**Exercise objective:** Give back exactly the lines from the beginning of the listing below to the line holding "tick_text = [m", both ends included; the pictures stay out.

**Dataset section:**
--------------------------------------------------
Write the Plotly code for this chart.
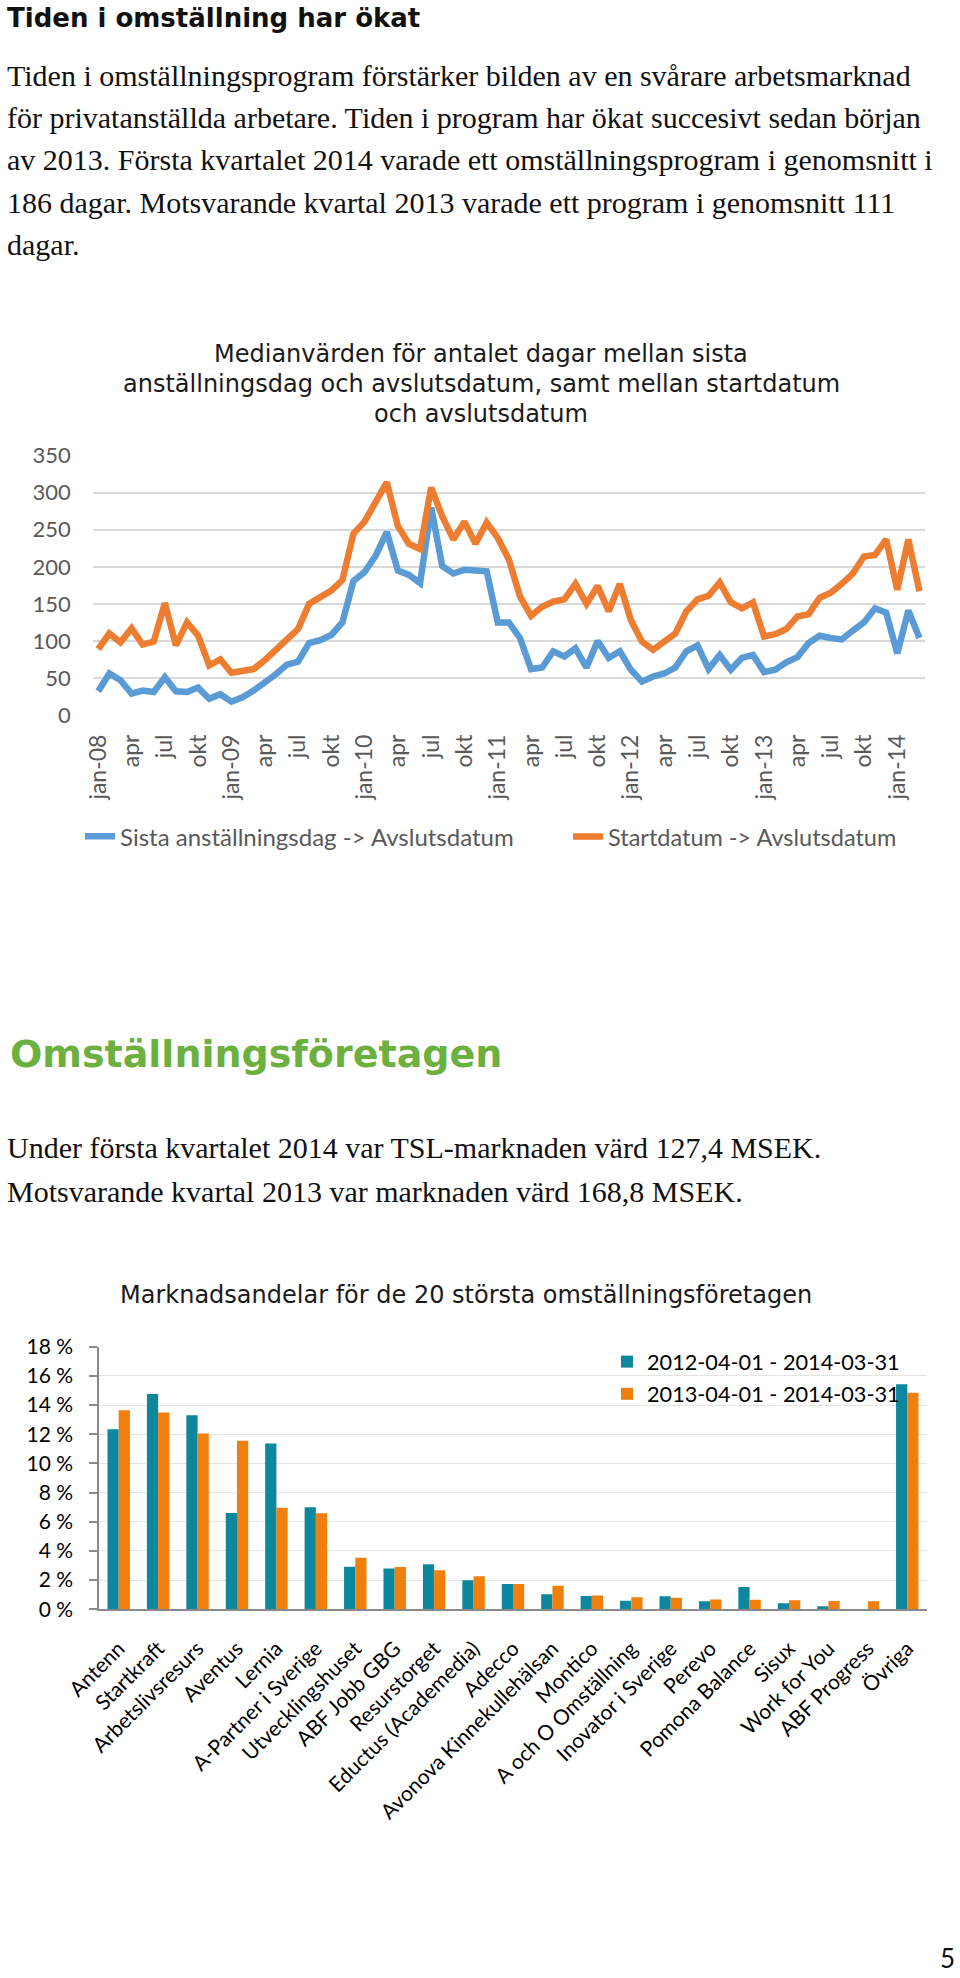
import plotly.graph_objects as go

W, H = 960, 1978

# ---------------- data: line chart ----------------
mon = ["jan", "feb", "mar", "apr", "maj", "jun", "jul", "aug", "sep", "okt", "nov", "dec"]
months = [f"{m}-{y:02d}" for y in range(8, 15) for m in mon][:75]
tick_vals = months[::3]
tick_text = [m if m.startswith("jan") else m[:3] for m in tick_vals]

sista = [32, 56, 47, 29, 33, 31, 51, 32, 31, 37, 22, 28, 18, 24, 33, 43, 55, 68, 72,
         97, 101, 108, 125, 181, 193, 215, 247, 195, 189, 178, 280, 201, 191, 196, 195,
         194, 125, 125, 104, 62, 64, 86, 79, 90, 64, 100, 77, 86, 61, 45, 52, 56, 64,
         86, 94, 62, 81, 61, 77, 81, 58, 61, 71, 78, 97, 107, 104, 102, 114, 125, 144,
         138, 83, 141, 104]
start = [89, 110, 98, 117, 95, 99, 151, 94, 125, 107, 67, 75, 57, 59, 62, 74, 89, 103,
         116, 150, 158, 168, 182, 245, 261, 288, 314, 255, 231, 224, 307, 268, 237, 261,
         231, 260, 239, 210, 160, 134, 146, 153, 156, 177, 150, 174, 140, 177, 128, 99,
         88, 99, 110, 140, 156, 161, 179, 152, 144, 152, 106, 109, 116, 133, 136, 158,
         165, 177, 191, 214, 216, 237, 169, 237, 167]
line_names = ["Sista anställningsdag -> Avslutsdatum", "Startdatum -> Avslutsdatum"]

# ---------------- data: bar chart ----------------
companies = ["Antenn", "Startkraft", "Arbetslivsresurs", "Aventus", "Lernia",
             "A-Partner i Sverige", "Utvecklingshuset", "ABF Jobb GBG", "Resurstorget",
             "Eductus (Academedia)", "Adecco", "Avonova Kinnekullehälsan", "Montico",
             "A och O Omställning", "Inovator i Sverige", "Perevo", "Pomona Balance",
             "Sisux", "Work for You", "ABF Progress", "Övriga"]
share_a = [12.35, 14.75, 13.3, 6.6, 11.37, 7.0, 2.92, 2.79, 3.08, 1.99, 1.74, 1.03,
           0.91, 0.59, 0.89, 0.55, 1.53, 0.41, 0.21, 0.0, 15.43]
share_b = [13.65, 13.49, 12.05, 11.55, 6.96, 6.58, 3.54, 2.9, 2.67, 2.26, 1.74, 1.62,
           0.94, 0.82, 0.8, 0.68, 0.66, 0.62, 0.57, 0.55, 14.84]
bar_names = ["2012-04-01 - 2014-03-31", "2013-04-01 - 2014-03-31"]

BLUE, ORANGE = "#5b9bd5", "#ed7d31"
TEAL, ORANGE2 = "#0d879d", "#f07f0c"
GREEN = "#6cb040"


def px_x(x):
    return x / W


def px_y(y):
    return 1 - y / H


fig = go.Figure()
fig.add_trace(go.Scatter(x=months, y=sista, mode="lines", name=line_names[0],
                         line=dict(color=BLUE, width=6.5), xaxis="x", yaxis="y",
                         legend="legend", showlegend=True))
fig.add_trace(go.Scatter(x=months, y=start, mode="lines", name=line_names[1],
                         line=dict(color=ORANGE, width=6.5), xaxis="x", yaxis="y",
                         legend="legend3", showlegend=True))
fig.add_trace(go.Bar(x=companies, y=share_a, name=bar_names[0], marker_color=TEAL,
                     xaxis="x2", yaxis="y2", legend="legend2", legendgroup="a",
                     showlegend=True))
fig.add_trace(go.Bar(x=companies, y=share_b, name=bar_names[1], marker_color=ORANGE2,
                     xaxis="x2", yaxis="y2", legend="legend2", legendgroup="b",
                     showlegend=True))

anns = []


def ann(text, x, middle, size, family, color="#111111", xanchor="left"):
    anns.append(dict(text=text, x=px_x(x), y=px_y(middle),
                     xref="paper", yref="paper", xanchor=xanchor, yanchor="middle",
                     showarrow=False, font=dict(family=family, size=size, color=color)))


SERIF = "Liberation Serif"
ann("<b>Tiden i omställning har ökat</b>", 5, 17.5, 26, "DejaVu Sans")
body = ["Tiden i omställningsprogram förstärker bilden av en svårare arbetsmarknad",
        "för privatanställda arbetare. Tiden i program har ökat succesivt sedan början",
        "av 2013. Första kvartalet 2014 varade ett omställningsprogram i genomsnitt i",
        "186 dagar. Motsvarande kvartal 2013 varade ett program i genomsnitt 111",
        "dagar."]
for i, t in enumerate(body):
    ann(t, 5, 75.5 + 42.2 * i, 30, SERIF)

title1 = ["Medianvärden för antalet dagar mellan sista",
          "anställningsdag och avslutsdatum, samt mellan startdatum",
          "och avslutsdatum"]
for i, t in enumerate(title1):
    ann(t, 481, 353.6 + 30 * i, 24, "DejaVu Sans", "#1a1a1a", "center")

ann("<b>Omställningsföretagen</b>", 8, 1053.7, 38, "DejaVu Sans", GREEN)
ann("Under första kvartalet 2014 var TSL-marknaden värd 127,4 MSEK.", 5, 1147.5, 30, SERIF)
ann("Motsvarande kvartal 2013 var marknaden värd 168,8 MSEK.", 5, 1191.5, 30, SERIF)
ann("Marknadsandelar för de 20 största omställningsföretagen", 466, 1295, 24,
    "DejaVu Sans", "#1a1a1a", "center")
ann("5", 947, 1958, 26, "Lato", "#111111", "center")

fig.update_layout(
    template="none", showlegend=True,
    width=W, height=H, margin=dict(l=0, r=0, t=0, b=0, pad=0, autoexpand=False),
    paper_bgcolor="white", plot_bgcolor="white",
    barmode="group", bargap=0.43, bargroupgap=0,
    annotations=anns,
    xaxis=dict(domain=[px_x(92.7), px_x(925)], anchor="y", type="category",
               range=[-0.5, 74.5], tickmode="array", tickvals=tick_vals,
               ticktext=tick_text, tickangle=-90, showgrid=False, showline=False,
               zeroline=False, ticks="", ticklabelstandoff=14, automargin=False,
               tickfont=dict(family="Lato", size=23, color="#595959")),
    yaxis=dict(domain=[px_y(715), px_y(455.7)], anchor="x", range=[0, 350], dtick=50,
               showgrid=True, gridcolor="#d9d9d9", gridwidth=1.5, zeroline=False,
               showline=False, ticks="", ticklabelstandoff=21, automargin=False,
               tickfont=dict(family="Lato", size=22, color="#595959")),
    xaxis2=dict(domain=[px_x(99), px_x(927)], anchor="y2", type="category",
                tickangle=-45, showline=True, linecolor="#8a8a8a", linewidth=1.5,
                ticks="", showgrid=False, ticklabelstandoff=17, automargin=False,
                tickfont=dict(family="Lato", size=21, color="#000000")),
    yaxis2=dict(domain=[px_y(1609.3), px_y(1346.7)], anchor="x2", range=[0, 18], dtick=2,
                ticksuffix=" %", showgrid=True, gridcolor="#e4e4e4", gridwidth=1.2,
                zeroline=False, showline=True, linecolor="#8a8a8a", linewidth=1.5,
                ticks="outside", ticklen=8, tickcolor="#8a8a8a", tickwidth=1.5,
                ticklabelstandoff=12, automargin=False,
                tickfont=dict(family="Lato", size=21, color="#000000")),
    legend=dict(orientation="h", x=px_x(80), xanchor="left", y=px_y(836.7),
                yanchor="middle", bgcolor="rgba(0,0,0,0)", visible=True,
                font=dict(family="Lato", size=24, color="#595959")),
    legend3=dict(orientation="h", x=px_x(568), xanchor="left", y=px_y(836.7),
                 yanchor="middle", bgcolor="rgba(0,0,0,0)", visible=True,
                 font=dict(family="Lato", size=23.5, color="#595959")),
    legend2=dict(orientation="v", x=px_x(607), xanchor="left", y=px_y(1341),
                 yanchor="top", bgcolor="rgba(0,0,0,0)", tracegroupgap=1, visible=True,
                 font=dict(family="Lato", size=21.7, color="#000000")),
)

fig.write_html("out.html", config={"displayModeBar": False},
               post_script="document.body.style.margin='0px';")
--------------------------------------------------
**Result for this exercise:**
Write the Plotly code for this chart.
import plotly.graph_objects as go

W, H = 960, 1978

# ---------------- data: line chart ----------------
mon = ["jan", "feb", "mar", "apr", "maj", "jun", "jul", "aug", "sep", "okt", "nov", "dec"]
months = [f"{m}-{y:02d}" for y in range(8, 15) for m in mon][:75]
tick_vals = months[::3]
tick_text = [m if m.startswith("jan") else m[:3] for m in tick_vals]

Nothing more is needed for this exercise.